## Aim
Write the lines out exactly as they stand, from the one containing "What matplotlib code" through the one containing "2.01, 2.01, 2.00, 2.43, 2.39, 2.86, 3.13, 3.20]", and only those. Omit pictures.
:: Exercise material
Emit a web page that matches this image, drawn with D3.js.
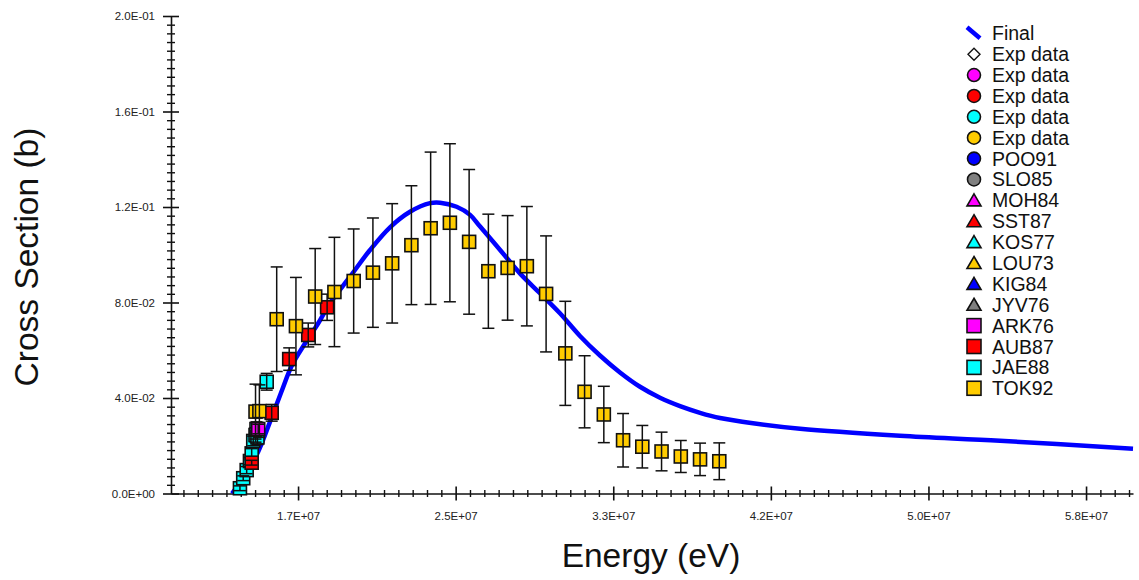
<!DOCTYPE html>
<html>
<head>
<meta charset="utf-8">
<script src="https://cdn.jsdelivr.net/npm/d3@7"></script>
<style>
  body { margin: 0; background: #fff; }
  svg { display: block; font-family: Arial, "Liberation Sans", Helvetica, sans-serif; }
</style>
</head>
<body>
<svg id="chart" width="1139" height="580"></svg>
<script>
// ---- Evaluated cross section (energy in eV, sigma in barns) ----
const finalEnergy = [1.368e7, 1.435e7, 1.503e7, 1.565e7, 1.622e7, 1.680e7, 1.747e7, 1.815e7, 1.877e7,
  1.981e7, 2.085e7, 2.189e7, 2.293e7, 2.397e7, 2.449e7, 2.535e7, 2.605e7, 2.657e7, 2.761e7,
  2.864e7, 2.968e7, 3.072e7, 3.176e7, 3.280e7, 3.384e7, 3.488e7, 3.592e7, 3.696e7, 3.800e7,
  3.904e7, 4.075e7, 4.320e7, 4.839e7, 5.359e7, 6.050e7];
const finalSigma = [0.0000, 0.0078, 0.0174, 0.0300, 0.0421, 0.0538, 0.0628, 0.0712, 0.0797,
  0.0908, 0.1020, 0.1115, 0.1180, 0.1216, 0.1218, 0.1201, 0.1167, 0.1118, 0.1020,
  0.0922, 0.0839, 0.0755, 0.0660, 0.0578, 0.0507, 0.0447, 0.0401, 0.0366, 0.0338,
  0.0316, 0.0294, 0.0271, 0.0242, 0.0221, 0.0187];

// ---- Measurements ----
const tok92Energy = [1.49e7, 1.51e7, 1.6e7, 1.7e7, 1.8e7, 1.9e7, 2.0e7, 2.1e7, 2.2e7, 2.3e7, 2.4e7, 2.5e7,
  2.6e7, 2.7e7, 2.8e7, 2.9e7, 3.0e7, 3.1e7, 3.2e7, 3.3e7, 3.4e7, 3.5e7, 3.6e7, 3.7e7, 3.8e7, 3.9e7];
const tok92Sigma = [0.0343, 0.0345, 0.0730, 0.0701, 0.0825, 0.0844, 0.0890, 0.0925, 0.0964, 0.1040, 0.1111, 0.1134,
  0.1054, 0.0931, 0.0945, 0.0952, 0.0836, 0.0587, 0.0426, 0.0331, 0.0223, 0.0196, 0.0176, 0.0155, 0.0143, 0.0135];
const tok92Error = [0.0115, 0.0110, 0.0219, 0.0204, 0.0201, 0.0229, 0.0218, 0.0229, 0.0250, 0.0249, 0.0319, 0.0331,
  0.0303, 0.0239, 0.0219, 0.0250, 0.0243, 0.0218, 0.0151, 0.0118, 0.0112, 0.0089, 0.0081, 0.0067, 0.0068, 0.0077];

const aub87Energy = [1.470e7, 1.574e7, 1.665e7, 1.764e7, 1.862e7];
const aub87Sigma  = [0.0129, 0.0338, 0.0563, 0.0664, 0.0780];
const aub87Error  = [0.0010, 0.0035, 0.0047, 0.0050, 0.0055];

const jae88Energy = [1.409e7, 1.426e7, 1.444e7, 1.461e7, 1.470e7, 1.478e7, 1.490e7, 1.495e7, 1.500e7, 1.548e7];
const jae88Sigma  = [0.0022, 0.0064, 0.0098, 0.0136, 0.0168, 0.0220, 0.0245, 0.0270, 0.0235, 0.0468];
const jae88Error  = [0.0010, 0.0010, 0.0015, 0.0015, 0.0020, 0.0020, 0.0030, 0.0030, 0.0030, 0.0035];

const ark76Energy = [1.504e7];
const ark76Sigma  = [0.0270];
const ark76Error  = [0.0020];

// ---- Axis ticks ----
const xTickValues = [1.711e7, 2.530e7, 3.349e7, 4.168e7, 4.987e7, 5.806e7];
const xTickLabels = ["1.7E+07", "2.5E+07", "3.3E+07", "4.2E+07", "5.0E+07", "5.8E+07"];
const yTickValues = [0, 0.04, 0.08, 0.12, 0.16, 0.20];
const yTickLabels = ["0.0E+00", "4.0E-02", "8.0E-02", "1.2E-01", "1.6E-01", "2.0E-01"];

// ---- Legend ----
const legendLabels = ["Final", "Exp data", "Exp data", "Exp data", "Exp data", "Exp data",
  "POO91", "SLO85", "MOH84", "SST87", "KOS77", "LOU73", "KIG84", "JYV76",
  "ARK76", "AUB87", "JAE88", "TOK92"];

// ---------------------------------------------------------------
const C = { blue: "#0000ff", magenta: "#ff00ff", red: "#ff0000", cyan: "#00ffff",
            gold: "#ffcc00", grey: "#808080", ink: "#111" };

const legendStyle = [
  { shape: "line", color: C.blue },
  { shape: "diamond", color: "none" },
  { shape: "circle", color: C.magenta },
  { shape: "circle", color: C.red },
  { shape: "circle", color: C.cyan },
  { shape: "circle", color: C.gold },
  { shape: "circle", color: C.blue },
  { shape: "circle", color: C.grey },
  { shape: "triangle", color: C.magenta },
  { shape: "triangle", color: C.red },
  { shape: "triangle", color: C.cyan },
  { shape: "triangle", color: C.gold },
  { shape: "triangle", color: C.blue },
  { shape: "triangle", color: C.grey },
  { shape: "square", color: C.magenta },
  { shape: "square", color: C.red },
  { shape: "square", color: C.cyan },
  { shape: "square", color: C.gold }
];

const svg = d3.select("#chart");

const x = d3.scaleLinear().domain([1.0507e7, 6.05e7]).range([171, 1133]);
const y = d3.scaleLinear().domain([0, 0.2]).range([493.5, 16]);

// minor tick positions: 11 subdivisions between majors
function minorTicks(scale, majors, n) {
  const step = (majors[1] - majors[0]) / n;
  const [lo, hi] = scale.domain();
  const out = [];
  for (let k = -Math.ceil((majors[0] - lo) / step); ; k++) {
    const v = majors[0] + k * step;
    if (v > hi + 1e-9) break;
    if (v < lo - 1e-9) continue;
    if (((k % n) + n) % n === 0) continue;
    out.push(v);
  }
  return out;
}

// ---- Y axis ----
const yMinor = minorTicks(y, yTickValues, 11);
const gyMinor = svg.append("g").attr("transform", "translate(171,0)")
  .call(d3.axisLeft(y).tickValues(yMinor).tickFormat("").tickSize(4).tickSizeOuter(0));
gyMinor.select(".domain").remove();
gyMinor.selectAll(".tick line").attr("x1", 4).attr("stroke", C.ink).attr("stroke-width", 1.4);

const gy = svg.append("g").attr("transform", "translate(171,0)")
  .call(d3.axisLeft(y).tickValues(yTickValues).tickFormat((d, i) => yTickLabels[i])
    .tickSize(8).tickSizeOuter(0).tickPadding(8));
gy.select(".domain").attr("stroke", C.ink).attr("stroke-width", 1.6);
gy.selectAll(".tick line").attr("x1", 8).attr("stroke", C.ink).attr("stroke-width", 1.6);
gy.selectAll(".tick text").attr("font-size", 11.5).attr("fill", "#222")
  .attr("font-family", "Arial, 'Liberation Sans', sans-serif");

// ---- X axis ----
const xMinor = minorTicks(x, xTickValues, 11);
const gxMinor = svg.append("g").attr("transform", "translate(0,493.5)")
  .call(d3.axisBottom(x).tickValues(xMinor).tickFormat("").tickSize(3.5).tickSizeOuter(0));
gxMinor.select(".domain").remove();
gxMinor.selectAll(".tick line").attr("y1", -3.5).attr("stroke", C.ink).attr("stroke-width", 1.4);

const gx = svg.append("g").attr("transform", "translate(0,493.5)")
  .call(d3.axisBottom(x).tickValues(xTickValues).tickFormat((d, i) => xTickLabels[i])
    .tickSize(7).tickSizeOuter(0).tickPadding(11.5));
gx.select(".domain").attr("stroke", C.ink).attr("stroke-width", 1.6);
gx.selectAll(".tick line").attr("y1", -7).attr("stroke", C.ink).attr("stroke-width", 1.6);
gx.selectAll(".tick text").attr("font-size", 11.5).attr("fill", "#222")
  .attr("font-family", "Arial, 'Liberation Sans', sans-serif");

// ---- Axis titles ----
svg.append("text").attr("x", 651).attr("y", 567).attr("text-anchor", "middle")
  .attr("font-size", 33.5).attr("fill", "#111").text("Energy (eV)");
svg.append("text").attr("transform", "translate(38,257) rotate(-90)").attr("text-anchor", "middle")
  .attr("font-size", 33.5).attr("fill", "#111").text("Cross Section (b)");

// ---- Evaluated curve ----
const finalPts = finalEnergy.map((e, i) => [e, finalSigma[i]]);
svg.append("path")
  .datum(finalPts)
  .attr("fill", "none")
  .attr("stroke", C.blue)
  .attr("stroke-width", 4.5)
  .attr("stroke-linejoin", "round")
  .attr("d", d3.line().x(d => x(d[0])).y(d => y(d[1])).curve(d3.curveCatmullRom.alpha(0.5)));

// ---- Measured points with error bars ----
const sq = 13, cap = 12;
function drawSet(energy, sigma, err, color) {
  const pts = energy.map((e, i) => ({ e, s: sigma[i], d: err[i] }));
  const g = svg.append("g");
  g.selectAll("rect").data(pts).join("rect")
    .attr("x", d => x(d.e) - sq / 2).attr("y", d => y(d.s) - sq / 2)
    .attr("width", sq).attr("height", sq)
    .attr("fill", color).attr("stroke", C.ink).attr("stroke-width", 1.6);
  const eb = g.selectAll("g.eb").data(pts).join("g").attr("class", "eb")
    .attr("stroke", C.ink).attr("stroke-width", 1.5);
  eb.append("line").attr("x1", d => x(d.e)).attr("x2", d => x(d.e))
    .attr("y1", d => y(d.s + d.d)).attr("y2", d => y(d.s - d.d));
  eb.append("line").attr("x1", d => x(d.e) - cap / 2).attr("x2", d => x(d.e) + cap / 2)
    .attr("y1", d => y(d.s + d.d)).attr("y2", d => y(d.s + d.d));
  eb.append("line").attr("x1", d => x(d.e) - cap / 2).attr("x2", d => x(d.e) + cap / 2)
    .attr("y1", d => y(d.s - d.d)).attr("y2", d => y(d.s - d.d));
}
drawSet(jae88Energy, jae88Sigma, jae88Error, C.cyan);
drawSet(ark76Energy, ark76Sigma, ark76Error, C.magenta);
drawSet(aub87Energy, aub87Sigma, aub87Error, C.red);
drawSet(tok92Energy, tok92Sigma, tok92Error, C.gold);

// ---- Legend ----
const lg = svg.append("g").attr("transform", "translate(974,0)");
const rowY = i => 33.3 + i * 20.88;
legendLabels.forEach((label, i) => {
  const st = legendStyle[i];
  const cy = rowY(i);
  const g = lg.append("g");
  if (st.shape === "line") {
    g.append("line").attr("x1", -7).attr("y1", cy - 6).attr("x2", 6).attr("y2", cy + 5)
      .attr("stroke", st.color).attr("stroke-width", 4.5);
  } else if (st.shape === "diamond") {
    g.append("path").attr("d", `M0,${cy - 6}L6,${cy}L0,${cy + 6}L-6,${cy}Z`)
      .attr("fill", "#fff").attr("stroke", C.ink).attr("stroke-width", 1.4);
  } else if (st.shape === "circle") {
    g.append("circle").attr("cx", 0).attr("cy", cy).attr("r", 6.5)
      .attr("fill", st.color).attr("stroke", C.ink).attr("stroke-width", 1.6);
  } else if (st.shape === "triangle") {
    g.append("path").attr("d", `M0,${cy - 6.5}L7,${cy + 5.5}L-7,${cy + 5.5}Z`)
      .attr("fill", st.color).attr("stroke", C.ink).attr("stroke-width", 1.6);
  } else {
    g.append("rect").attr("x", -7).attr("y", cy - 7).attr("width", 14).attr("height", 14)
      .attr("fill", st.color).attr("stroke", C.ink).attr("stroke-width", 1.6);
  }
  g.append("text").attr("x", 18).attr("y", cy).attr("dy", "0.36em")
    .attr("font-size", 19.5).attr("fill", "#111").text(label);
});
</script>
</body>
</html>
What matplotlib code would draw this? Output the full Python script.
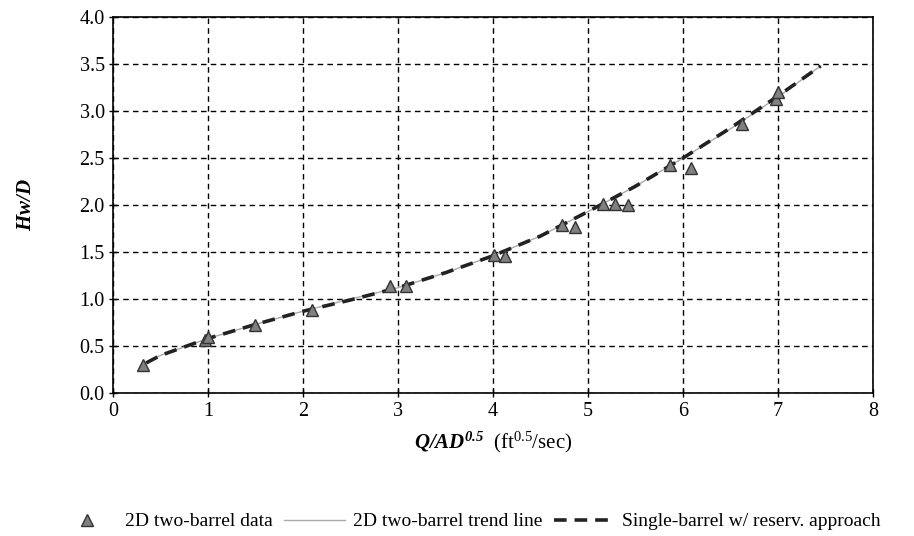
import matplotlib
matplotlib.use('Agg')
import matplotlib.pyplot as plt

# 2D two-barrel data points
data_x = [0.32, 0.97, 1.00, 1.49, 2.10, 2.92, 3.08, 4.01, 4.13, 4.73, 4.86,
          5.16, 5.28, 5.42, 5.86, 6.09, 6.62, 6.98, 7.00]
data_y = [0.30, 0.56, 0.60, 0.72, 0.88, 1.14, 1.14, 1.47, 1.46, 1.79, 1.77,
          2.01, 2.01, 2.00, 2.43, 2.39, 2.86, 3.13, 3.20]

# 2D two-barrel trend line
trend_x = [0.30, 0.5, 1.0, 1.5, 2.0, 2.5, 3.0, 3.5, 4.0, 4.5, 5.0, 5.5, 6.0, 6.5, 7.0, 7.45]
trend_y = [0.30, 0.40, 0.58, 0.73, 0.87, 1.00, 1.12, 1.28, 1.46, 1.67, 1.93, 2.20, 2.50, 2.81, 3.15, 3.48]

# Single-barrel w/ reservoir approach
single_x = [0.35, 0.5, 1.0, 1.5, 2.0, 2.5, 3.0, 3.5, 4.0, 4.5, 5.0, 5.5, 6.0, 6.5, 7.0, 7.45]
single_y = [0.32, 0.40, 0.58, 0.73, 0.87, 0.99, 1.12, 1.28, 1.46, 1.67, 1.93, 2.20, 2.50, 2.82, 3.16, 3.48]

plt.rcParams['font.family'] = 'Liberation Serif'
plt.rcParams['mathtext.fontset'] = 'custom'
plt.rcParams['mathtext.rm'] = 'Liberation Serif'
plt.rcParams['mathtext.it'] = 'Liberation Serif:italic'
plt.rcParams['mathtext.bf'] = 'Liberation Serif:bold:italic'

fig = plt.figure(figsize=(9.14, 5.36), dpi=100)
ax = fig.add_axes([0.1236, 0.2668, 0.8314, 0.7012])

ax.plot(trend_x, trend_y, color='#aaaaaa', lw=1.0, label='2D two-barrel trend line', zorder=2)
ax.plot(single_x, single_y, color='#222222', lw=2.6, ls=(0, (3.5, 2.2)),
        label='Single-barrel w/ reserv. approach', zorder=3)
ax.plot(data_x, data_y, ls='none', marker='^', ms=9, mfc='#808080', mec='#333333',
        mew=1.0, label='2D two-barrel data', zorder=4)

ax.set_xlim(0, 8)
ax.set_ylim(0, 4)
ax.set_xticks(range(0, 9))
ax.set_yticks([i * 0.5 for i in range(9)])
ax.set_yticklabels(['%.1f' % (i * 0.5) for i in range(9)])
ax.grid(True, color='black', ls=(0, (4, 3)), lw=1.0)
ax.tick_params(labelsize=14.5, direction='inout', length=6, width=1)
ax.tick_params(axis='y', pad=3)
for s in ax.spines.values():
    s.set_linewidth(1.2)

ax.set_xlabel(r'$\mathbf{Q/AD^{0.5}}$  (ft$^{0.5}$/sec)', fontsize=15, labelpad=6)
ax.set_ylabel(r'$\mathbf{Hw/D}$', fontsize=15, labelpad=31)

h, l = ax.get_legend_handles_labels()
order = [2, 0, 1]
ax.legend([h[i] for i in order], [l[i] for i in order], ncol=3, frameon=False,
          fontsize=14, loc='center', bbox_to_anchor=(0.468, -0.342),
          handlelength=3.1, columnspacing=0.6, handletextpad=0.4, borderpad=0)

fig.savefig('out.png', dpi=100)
::::
## Answer for the task
What matplotlib code would draw this? Output the full Python script.
import matplotlib
matplotlib.use('Agg')
import matplotlib.pyplot as plt

# 2D two-barrel data points
data_x = [0.32, 0.97, 1.00, 1.49, 2.10, 2.92, 3.08, 4.01, 4.13, 4.73, 4.86,
          5.16, 5.28, 5.42, 5.86, 6.09, 6.62, 6.98, 7.00]
data_y = [0.30, 0.56, 0.60, 0.72, 0.88, 1.14, 1.14, 1.47, 1.46, 1.79, 1.77,
          2.01, 2.01, 2.00, 2.43, 2.39, 2.86, 3.13, 3.20]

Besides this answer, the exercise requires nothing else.